Große Koalition wäre Premiere
Man darf davon ausgehen, dass Rajoy gerade Rot sieht - denn das könnte seine Rettung sein. Ob eine Große Koalition mit den Sozialisten wirklich stabil wäre, müsste sich erst noch zeigen. Seit Spanien wieder eine Demokratie ist, hat es noch nie eine Koalitionsregierung gegeben, bis in die kommunale Ebene hinein ist dies unüblich. Die Gräben zwischen Sozialisten und Konservativen sind tief, viel tiefer etwa als zwischen CDU und SPD. In Spanien polarisieren die Politiker leidenschaftlich, erst in der vergangenen Woche giftete Sozialistenführer Pedro Sanchez den Ministerpräsidenten an und bezeichnete ihn als unanständig. Einer Großen Koalition hat er zudem eine Absage erteilt.
Sanchez hat ein wenig bessere Machtoptionen als Rajoy - komfortabel ist seine Situation aber auch nicht. Nur mit einem Fünf-Parteien-Bündnis könnte er eine absolute Mehrheit erreichen: Sozialisten, Podemos, Vereinigte Linke sowie Unabhängigkeitsparteien aus dem Baskenland und Katalonien müssten sich zusammentun.

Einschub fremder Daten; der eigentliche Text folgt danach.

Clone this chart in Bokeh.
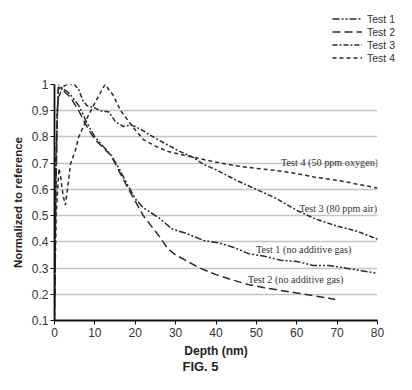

So ein Bündnis wäre in jedem Land waghalsig, in Spanien kommt landestypischer Sprengstoff hinzu. Die Sozialisten wollen kein unabhängiges Baskenland, gleiches gilt für Katalonien - Podemos hingegen will ein Referendum über dessen Verbleib anstrengen, die Regionalparteien wollen dies sowieso. Dauerärger wäre in einer solchen Koalition programmiert.
Viel übrig bleibt da nicht mehr. Theoretisch wäre auch eine Minderheitsregierung Rajoys möglich. Dieser müsste zunächst eine Mehrheit für seine Wahl organisieren und dann immer wieder neue Adhoc-Bündnisse im Congreso schmieden. Doch dann droht ihm im links-dominierten Parlament ein ständiger Spießrutenlauf.
Bewegung könnte Rajoy trotzdem in die verzwickte Lage bringen - indem er zurücktritt. Dann wäre eine Große Koalition vielleicht für die Sozialisten eher verkraftbar - nach dem Motto "Immerhin ist der Alte nun weg". Auch Ciudadanos könnte dann einem Bündnis mit der PP offener gegenüberstehen. Unendlich Zeit haben die Politiker im fünftgrößten Land der EU jedenfalls nicht. Wenn es zwei Monate nach dem ersten Versuch, einen Ministerpräsidenten zu wählen, keine Regierung gibt, sieht die Verfassung Neuwahlen vor.